How are Juan, Jarad, and Antonio doing now?
I'm in touch with them all regularly. I have some credit on my phone so they call when they want. Antonio calls probably the most. He's in the middle of trying to get sent back into juvenile court again and released soon. He's definitely going to be out in not too long and he'll have another shot and being free.
Warren and Jared are obviously locked up for some time, but the great news with them is that they're both on the same prison yard and it's a youth offender program. So it's a bunch of former juveniles, who are living there together, going to college, doing tons of programs, trying to change their lives.
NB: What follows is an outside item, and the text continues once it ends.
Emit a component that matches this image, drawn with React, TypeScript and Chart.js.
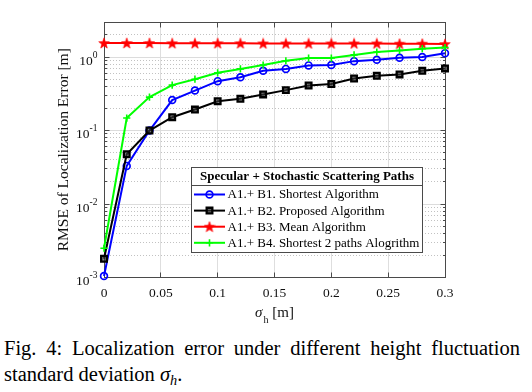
import React, { useEffect, useRef } from 'react';
import { Chart, registerables } from 'chart.js';
import { drawPoint } from 'chart.js/helpers';

Chart.register(...registerables);

// ---------- data ----------
const sigmaH = [0, 0.02, 0.04, 0.06, 0.08, 0.1, 0.12, 0.14, 0.16, 0.18, 0.2, 0.22, 0.24, 0.26, 0.28, 0.3];
const shortestRmse = [0.00105, 0.033, 0.1, 0.26, 0.35, 0.47, 0.53, 0.65, 0.69, 0.77, 0.78, 0.88, 0.92, 0.98, 1.0, 1.13];
const proposedRmse = [0.0018, 0.0475, 0.1, 0.152, 0.193, 0.25, 0.27, 0.31, 0.355, 0.41, 0.43, 0.51, 0.556, 0.58, 0.65, 0.7];
const meanRmse = [1.55, 1.55, 1.55, 1.54, 1.54, 1.54, 1.54, 1.53, 1.53, 1.53, 1.53, 1.53, 1.53, 1.52, 1.52, 1.5];
const shortest2Rmse = [0.0025, 0.148, 0.285, 0.415, 0.5, 0.61, 0.69, 0.78, 0.89, 0.97, 0.97, 1.07, 1.17, 1.23, 1.3, 1.35];

const seriesLabels = [
  'A1.+ B1. Shortest Algorithm',
  'A1.+ B2. Proposed Algorithm',
  'A1.+ B3. Mean Algorithm',
  'A1.+ B4. Shortest 2 paths Alogrithm',
];
const legendTitle = 'Specular + Stochastic Scattering Paths';

const xTickValues = [0, 0.05, 0.1, 0.15, 0.2, 0.25, 0.3];
const xTickLabels = ['0', '0.05', '0.1', '0.15', '0.2', '0.25', '0.3'];
const yDecades = [0.001, 0.01, 0.1, 1];
const yDecadeExponents = ['-3', '-2', '-1', '0'];
const yMinorSteps = [2, 3, 4, 5, 6, 7, 8, 9];
const xMin = 0;
const xMax = 0.3;
const yMin = 0.001;
const yMax = 3;

const yAxisTitle = 'RMSE of Localization Error [m]';
const xAxisSymbol = 'σ';
const xAxisSub = 'h';
const xAxisUnit = ' [m]';

const FONT = "'Liberation Serif', 'Times New Roman', serif";

function makeStar(color: string): HTMLCanvasElement {
  const c = document.createElement('canvas');
  const s = 12;
  c.width = s;
  c.height = s;
  const g = c.getContext('2d')!;
  const cx = s / 2;
  const cy = s / 2 + 0.4;
  const ro = 5.6;
  const ri = 2.3;
  g.beginPath();
  for (let i = 0; i < 10; i++) {
    const r = i % 2 === 0 ? ro : ri;
    const a = -Math.PI / 2 + (i * Math.PI) / 5;
    const px = cx + r * Math.cos(a);
    const py = cy + r * Math.sin(a);
    if (i === 0) g.moveTo(px, py);
    else g.lineTo(px, py);
  }
  g.closePath();
  g.fillStyle = color;
  g.fill();
  g.strokeStyle = color;
  g.lineWidth = 0.6;
  g.stroke();
  return c;
}

const al = (p: number) => Math.floor(p) + 0.5;

const decorPlugin = {
  id: 'decor',
  beforeDatasetsDraw(chart: any) {
    const { ctx, chartArea } = chart;
    const xs = chart.scales.x;
    const ys = chart.scales.y;
    const L = al(chartArea.left);
    const R = al(chartArea.right);
    const T = al(chartArea.top);
    const B = al(chartArea.bottom);
    ctx.save();
    ctx.strokeStyle = '#4a4a4a';
    ctx.lineWidth = 1;
    // ticks
    ctx.beginPath();
    xTickValues.forEach((v) => {
      const px = al(xs.getPixelForValue(v));
      ctx.moveTo(px, B);
      ctx.lineTo(px, B - 5);
      ctx.moveTo(px, T);
      ctx.lineTo(px, T + 5);
    });
    yDecades.forEach((d) => {
      const py = al(ys.getPixelForValue(d));
      ctx.moveTo(L, py);
      ctx.lineTo(L + 5, py);
      ctx.moveTo(R, py);
      ctx.lineTo(R - 5, py);
      yMinorSteps.forEach((m) => {
        const v = d * m;
        if (v >= yMax) return;
        const q = al(ys.getPixelForValue(v));
        ctx.moveTo(L, q);
        ctx.lineTo(L + 2.5, q);
        ctx.moveTo(R, q);
        ctx.lineTo(R - 2.5, q);
      });
    });
    ctx.stroke();
    // box
    ctx.strokeRect(L, T, R - L, B - T);

    // x tick labels
    ctx.fillStyle = '#111';
    ctx.font = `13.5px ${FONT}`;
    ctx.textAlign = 'center';
    ctx.textBaseline = 'alphabetic';
    xTickValues.forEach((v, i) => {
      ctx.fillText(xTickLabels[i], xs.getPixelForValue(v), chartArea.bottom + 19);
    });
    // y tick labels 10^n
    yDecades.forEach((d, i) => {
      const py = ys.getPixelForValue(d);
      const rightEdge = 97.5;
      ctx.font = `9.5px ${FONT}`;
      ctx.textAlign = 'right';
      const ew = ctx.measureText(yDecadeExponents[i]).width;
      ctx.fillText(yDecadeExponents[i], rightEdge, py + 0.8);
      ctx.font = `13.5px ${FONT}`;
      ctx.fillText('10', rightEdge - ew, py + 7.6);
    });
    // y axis title
    ctx.save();
    ctx.translate(68, (chartArea.top + chartArea.bottom) / 2);
    ctx.rotate(-Math.PI / 2);
    ctx.font = `15.5px ${FONT}`;
    ctx.textAlign = 'center';
    ctx.textBaseline = 'alphabetic';
    ctx.fillText(yAxisTitle, 0, 0);
    ctx.restore();
    // x axis title
    const cx = (chartArea.left + chartArea.right) / 2;
    ctx.textAlign = 'left';
    ctx.font = `italic 15px ${FONT}`;
    const w1 = ctx.measureText(xAxisSymbol).width;
    ctx.font = `10px ${FONT}`;
    const w2 = ctx.measureText(xAxisSub).width;
    ctx.font = `15px ${FONT}`;
    const w3 = ctx.measureText(xAxisUnit).width;
    let x0 = cx - (w1 + w2 + 1 + w3) / 2;
    const by = 317;
    ctx.font = `italic 15px ${FONT}`;
    ctx.fillText(xAxisSymbol, x0, by);
    x0 += w1 + 1;
    ctx.font = `10px ${FONT}`;
    ctx.fillText(xAxisSub, x0, by + 6);
    x0 += w2;
    ctx.font = `15px ${FONT}`;
    ctx.fillText(xAxisUnit, x0, by);
    ctx.restore();
  },
  afterDatasetsDraw(chart: any) {
    const { ctx } = chart;
    ctx.save();
    const lx0 = 191.5;
    const lx1 = 422.5;
    const ly0 = 167.5;
    const ly1 = 252.5;
    const sep = 185.5;
    ctx.fillStyle = '#fff';
    ctx.fillRect(lx0, ly0, lx1 - lx0, ly1 - ly0);
    ctx.strokeStyle = '#4a4a4a';
    ctx.lineWidth = 1;
    ctx.strokeRect(lx0, ly0, lx1 - lx0, ly1 - ly0);
    ctx.beginPath();
    ctx.moveTo(lx0, sep);
    ctx.lineTo(lx1, sep);
    ctx.stroke();
    ctx.fillStyle = '#000';
    ctx.font = `bold 13px ${FONT}`;
    ctx.textAlign = 'center';
    ctx.textBaseline = 'middle';
    ctx.fillText(legendTitle, (lx0 + lx1) / 2, 177);
    chart.data.datasets.forEach((ds: any, i: number) => {
      const y = 194.5 + i * 16.1;
      ctx.strokeStyle = ds.borderColor;
      ctx.lineWidth = ds.borderWidth;
      ctx.beginPath();
      ctx.moveTo(194, y);
      ctx.lineTo(225, y);
      ctx.stroke();
      ctx.strokeStyle = ds.pointBorderColor;
      ctx.fillStyle = ds.pointBackgroundColor;
      ctx.lineWidth = ds.pointBorderWidth;
      drawPoint(ctx, { pointStyle: ds.pointStyle, radius: ds.pointRadius, rotation: 0, borderWidth: ds.pointBorderWidth }, 209.5, y);
      ctx.fillStyle = '#000';
      ctx.font = `13px ${FONT}`;
      ctx.textAlign = 'left';
      ctx.textBaseline = 'middle';
      ctx.fillText(ds.label, 227.5, y + 0.5);
    });
    ctx.restore();
  },
};

export default function App() {
  const ref = useRef<HTMLCanvasElement | null>(null);
  useEffect(() => {
    if (!ref.current) return;
    const star = makeStar('#ff0000');
    const pts = (arr: number[]) => sigmaH.map((x, i) => ({ x, y: arr[i] }));
    const chart = new Chart(ref.current, {
      type: 'line',
      data: {
        datasets: [
          {
            label: seriesLabels[0],
            data: pts(shortestRmse),
            borderColor: '#0000ff',
            borderWidth: 2,
            pointStyle: 'circle',
            pointRadius: 3.4,
            pointBorderWidth: 1.7,
            pointBorderColor: '#0000ff',
            pointBackgroundColor: 'rgba(0,0,0,0)',
            clip: false,
            order: 3,
          },
          {
            label: seriesLabels[1],
            data: pts(proposedRmse),
            borderColor: '#000000',
            borderWidth: 2,
            pointStyle: 'rect',
            pointRadius: 4,
            pointBorderWidth: 2.3,
            pointBorderColor: '#000000',
            pointBackgroundColor: 'rgba(60,60,60,0.6)',
            clip: false,
            order: 2,
          },
          {
            label: seriesLabels[2],
            data: pts(meanRmse),
            borderColor: '#ff0000',
            borderWidth: 2,
            pointStyle: star,
            pointRadius: 5,
            pointBorderWidth: 1,
            pointBorderColor: '#ff0000',
            pointBackgroundColor: '#ff0000',
            clip: false,
            order: 1,
          },
          {
            label: seriesLabels[3],
            data: pts(shortest2Rmse),
            borderColor: '#00ff00',
            borderWidth: 2,
            pointStyle: 'cross',
            pointRadius: 3.6,
            pointBorderWidth: 1.6,
            pointBorderColor: '#00ff00',
            pointBackgroundColor: '#00ff00',
            clip: false,
            order: 0,
          },
        ] as any,
      },
      options: {
        responsive: false,
        animation: false,
        devicePixelRatio: 1,
        events: [],
        layout: { padding: { left: 0, right: 87, top: 22, bottom: 0 } },
        plugins: { legend: { display: false }, tooltip: { enabled: false }, title: { display: false } },
        elements: { line: { tension: 0 } },
        scales: {
          x: {
            type: 'linear',
            min: xMin,
            max: xMax,
            ticks: { display: false, autoSkip: false },
            grid: { color: '#dedede', lineWidth: 1, drawTicks: false },
            border: { display: false },
            afterBuildTicks: (s: any) => {
              s.ticks = xTickValues.map((v) => ({ value: v }));
            },
            afterFit: (s: any) => {
              s.height = 52.5;
            },
          },
          y: {
            type: 'logarithmic',
            min: yMin,
            max: yMax,
            ticks: { display: false, autoSkip: false },
            grid: {
              drawTicks: false,
              lineWidth: 1,
              color: (c: any) => (c.tick && c.tick.major ? '#dcdcdc' : '#c2c2c2'),
            },
            border: {
              display: false,
              dash: (c: any) => (c.tick && c.tick.major ? [] : [1, 2]),
            },
            afterBuildTicks: (s: any) => {
              const t: any[] = [];
              yDecades.forEach((d) => {
                t.push({ value: d, major: true });
                yMinorSteps.forEach((m) => {
                  if (d * m < yMax) t.push({ value: d * m, major: false });
                });
              });
              s.ticks = t;
            },
            afterFit: (s: any) => {
              s.width = 104;
            },
          },
        },
      } as any,
      plugins: [decorPlugin],
    });
    return () => chart.destroy();
  }, []);

  return (
    <div style={{ position: 'fixed', left: 0, top: 0, width: 532, height: 392, background: '#fff', overflow: 'hidden' }}>
      <canvas ref={ref} width={532} height={330} style={{ position: 'absolute', left: 0, top: 0, width: 532, height: 330, display: 'block' }} />
      <div
        style={{
          position: 'absolute',
          left: 4,
          top: 336,
          width: 516,
          fontFamily: FONT,
          fontSize: '20.5px',
          lineHeight: '25.5px',
          textAlign: 'justify',
          color: '#000',
        }}
      >
        Fig. 4: Localization error under different height fluctuation standard deviation{' '}
        <i>σ</i>
        <sub style={{ fontSize: '0.7em', lineHeight: 0, verticalAlign: '-0.25em' }}>
          <i>h</i>
        </sub>
        .
      </div>
    </div>
  );
}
And some of this legislation, like SB 260, SB 261, these "second chance bills," are changing the environment on prison yards. They're making prison yards safer, like directly. It's a huge impact that isn't really talked about because not many people get to see what the yards look like. But what it's doing is its convincing some of the older guys who run the politics of the yard that maybe its worth letting these kids study. If they actually have a reasonable shot at getting out, everybody wants that for themselves. So its another opportunity for them to stay safe and stay on the right track. Warren and Jared are taking advantage of that. Jared was taking a business management class. Warren was taking some sort of technology class.
What's next for you professionally?
I'm actually working on that original scripted film idea that I had before the documentary ever started, so it's kind of come back full circle. I felt like I wasn't ready to work on that because I didn't have any basis of knowledge to work from. In the course of making the documentary I got very schooled. So now I'm ready to kind of go back and try to work on this fiction project.